Watching It’s a Wonderful Life, is a Christmas-time must for me, for good reason. Our hero, George Bailey, is suffering through the crisis of stagnation versus generativity. He had always dreamed big dreams — traveling to exotic lands, building “skyscrapers a hundred stories high” and “bridges a mile long.” Indeed, his intention was for those things to be his legacy. But we know how the story goes — George never does shake “the dust of this crummy little town off his feet”; and in his despair, he fails to see the love or even the power he has generated, right there in Bedford Falls. But then Clarence the Angel (Second Class) helps George understand that he has been generative all along. You know the famous quote (maybe the 2nd most famous quote) of the movie: “Strange, isn’t it? Each man’s life touches so many other lives. When he isn’t around he leaves an awful hole, doesn’t he?”
As this story shows, we learn to be generative from those before us, unaware, to varying degrees, that what they did mattered in such resounding and essential ways.

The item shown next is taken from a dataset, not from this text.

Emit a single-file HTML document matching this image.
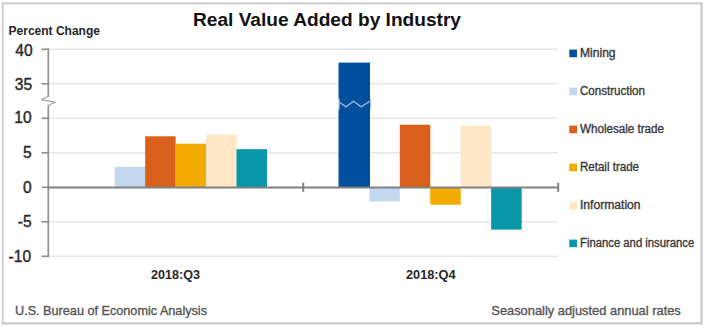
<!DOCTYPE html>
<html><head><meta charset="utf-8">
<style>
html,body{margin:0;padding:0;background:#fff;}
body{width:710px;height:330px;overflow:hidden;}
svg{display:block;}
text{font-family:"Liberation Sans",sans-serif;}
</style></head>
<body>
<svg width="710" height="330" viewBox="0 0 710 330">
<rect x="0" y="0" width="710" height="330" fill="#fff"/>
<!-- frame -->
<g stroke="#c9c9c9" fill="none">
<line x1="2.7" y1="2.4" x2="2.7" y2="324.4" stroke-width="1.8"/>
<line x1="1.8" y1="3.3" x2="702.6" y2="3.3" stroke-width="1.8"/>
<line x1="701.5" y1="2.4" x2="701.5" y2="324.5" stroke-width="2.2"/>
<line x1="1.8" y1="323.4" x2="702.6" y2="323.4" stroke-width="2.2"/>
</g>
<!-- title -->
<text x="193" y="26.4" font-size="18" font-weight="bold" fill="#111" textLength="268" lengthAdjust="spacingAndGlyphs">Real Value Added by Industry</text>
<text x="8.5" y="35" font-size="13" font-weight="bold" fill="#262626" textLength="91.5" lengthAdjust="spacingAndGlyphs">Percent Change</text>
<!-- gridlines -->
<g stroke="#e6e6e6" stroke-width="1.6">
<line x1="48" y1="49.3" x2="558" y2="49.3"/>
<line x1="48" y1="83.8" x2="558" y2="83.8"/>
<line x1="48" y1="118.3" x2="558" y2="118.3"/>
<line x1="48" y1="152.8" x2="558" y2="152.8"/>
<line x1="48" y1="221.8" x2="558" y2="221.8"/>
<line x1="48" y1="256.3" x2="558" y2="256.3"/>
</g>
<!-- bars Q3 -->
<rect x="114.70" y="167.0" width="30.50" height="20.3" fill="#c3d7ee"/>
<rect x="145.15" y="136.3" width="30.50" height="51.0" fill="#d9601a"/>
<rect x="175.60" y="143.7" width="30.50" height="43.6" fill="#f2a900"/>
<rect x="206.05" y="134.6" width="30.50" height="52.7" fill="#ffe7c6"/>
<rect x="236.50" y="149.2" width="30.50" height="38.1" fill="#0797a8"/>
<!-- bars Q4 -->
<rect x="338.5" y="62.6" width="31.5" height="124.8" fill="#014f9d"/>
<rect x="369.35" y="187.3" width="30.50" height="14.1" fill="#c3d7ee"/>
<rect x="399.80" y="124.7" width="30.50" height="62.6" fill="#d9601a"/>
<rect x="430.25" y="187.3" width="30.50" height="17.4" fill="#f2a900"/>
<rect x="460.70" y="125.6" width="30.50" height="61.7" fill="#ffe7c6"/>
<rect x="491.15" y="187.3" width="30.50" height="42.3" fill="#0797a8"/>
<!-- mining break -->
<rect x="338.3" y="98.6" width="1.1" height="10.8" fill="#fff"/>
<rect x="370" y="99" width="0.9" height="10.3" fill="#8fabd3"/>
<polyline points="339.3,102.1 346,106.8 353.5,101.1 361.2,106.8 370.3,100.8" fill="none" stroke="#98b2d6" stroke-width="1.4"/>
<!-- axis -->
<g stroke="#8e9292" stroke-width="1.7" fill="none">
<line x1="48.3" y1="48.3" x2="48.3" y2="96.8"/>
<line x1="48.3" y1="105.2" x2="48.3" y2="257.2"/>
<line x1="41.5" y1="49.3" x2="48.3" y2="49.3"/>
<line x1="41.5" y1="83.8" x2="48.3" y2="83.8"/>
<line x1="41.5" y1="118.3" x2="48.3" y2="118.3"/>
<line x1="41.5" y1="152.8" x2="48.3" y2="152.8"/>
<line x1="41.5" y1="187.3" x2="48.3" y2="187.3"/>
<line x1="41.5" y1="221.8" x2="48.3" y2="221.8"/>
<line x1="41.5" y1="256.3" x2="48.3" y2="256.3"/>
</g>
<polyline points="48.3,96.5 41.5,99.6 55,102.2 48.3,105.5" fill="none" stroke="#9a9e9e" stroke-width="1.1" stroke-linejoin="round" stroke-linecap="round"/>
<g stroke="#808080" stroke-width="2" fill="none">
<line x1="48" y1="187.5" x2="558.5" y2="187.5"/>
<line x1="303.2" y1="182.7" x2="303.2" y2="191.8"/>
<line x1="558.2" y1="182.7" x2="558.2" y2="191.8"/>
</g>
<!-- y labels -->
<g font-size="15.6" fill="#2a2a2a" stroke="#2a2a2a" stroke-width="0.4" text-anchor="end">
<text x="32.6" y="56.45">40</text>
<text x="32.1" y="89.75">35</text>
<text x="31.6" y="123.45">10</text>
<text x="31.6" y="158.05">5</text>
<text x="31.6" y="192.85">0</text>
<text x="31.6" y="227.25">-5</text>
<text x="31.1" y="261.65">-10</text>
</g>
<!-- category labels -->
<text x="151" y="279.3" font-size="13" font-weight="bold" fill="#262626" textLength="49" lengthAdjust="spacingAndGlyphs">2018:Q3</text>
<text x="406" y="279.3" font-size="13" font-weight="bold" fill="#262626" textLength="49.6" lengthAdjust="spacingAndGlyphs">2018:Q4</text>
<!-- legend -->
<rect x="569.3" y="49.6" width="7.7" height="7.6" fill="#014f9d"/>
<rect x="569.3" y="87.6" width="7.7" height="7.6" fill="#c3d7ee"/>
<rect x="569.3" y="125.6" width="7.7" height="7.6" fill="#d9601a"/>
<rect x="569.3" y="163.6" width="7.7" height="7.6" fill="#f2a900"/>
<rect x="569.3" y="201.6" width="7.7" height="7.6" fill="#ffe7c6"/>
<rect x="569.3" y="239.6" width="7.7" height="7.6" fill="#0797a8"/>
<g font-size="12" fill="#383838" stroke="#383838" stroke-width="0.35">
<text x="580" y="57.4" textLength="35.6" lengthAdjust="spacingAndGlyphs">Mining</text>
<text x="580" y="95.3" textLength="65" lengthAdjust="spacingAndGlyphs">Construction</text>
<text x="580" y="132.9" textLength="84" lengthAdjust="spacingAndGlyphs">Wholesale trade</text>
<text x="580" y="170.8" textLength="59" lengthAdjust="spacingAndGlyphs">Retail trade</text>
<text x="580" y="208.8" textLength="60.6" lengthAdjust="spacingAndGlyphs">Information</text>
<text x="580" y="246.9" textLength="114.3" lengthAdjust="spacingAndGlyphs">Finance and insurance</text>
</g>
<!-- footer -->
<g font-size="13" fill="#555" stroke="#555" stroke-width="0.35">
<text x="15" y="314.8" textLength="192" lengthAdjust="spacingAndGlyphs">U.S. Bureau of Economic Analysis</text>
<text x="491.3" y="314.8" textLength="189.5" lengthAdjust="spacingAndGlyphs">Seasonally adjusted annual rates</text>
</g>
</svg>
</body></html>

I suspect a lot of people in this sanctuary are similarly naive to the powerful ways they’ve mattered. The most generative people are those who not only imagine a healthy, loving world for their children, but for all children, because these children are bound to be generative adults, if we care to show them how.
So, the question today is this: What might you do to reflect your life’s purpose and values, what might assure and ensure coming generations of a better, stronger, lovelier world? What will survive you? Let’s leave the best of us behind in word, in deed, and when we can, in things that spring forth from our care, for what survives us offers future generations the best lesson of all: the humble and loving and joyful acknowledgment that we are all connected through space and time.
Remember the words of Greek statesman and orator, Pericles: “What you leave behind is not what is engraved in stone monuments, but what is woven into the lives of others.”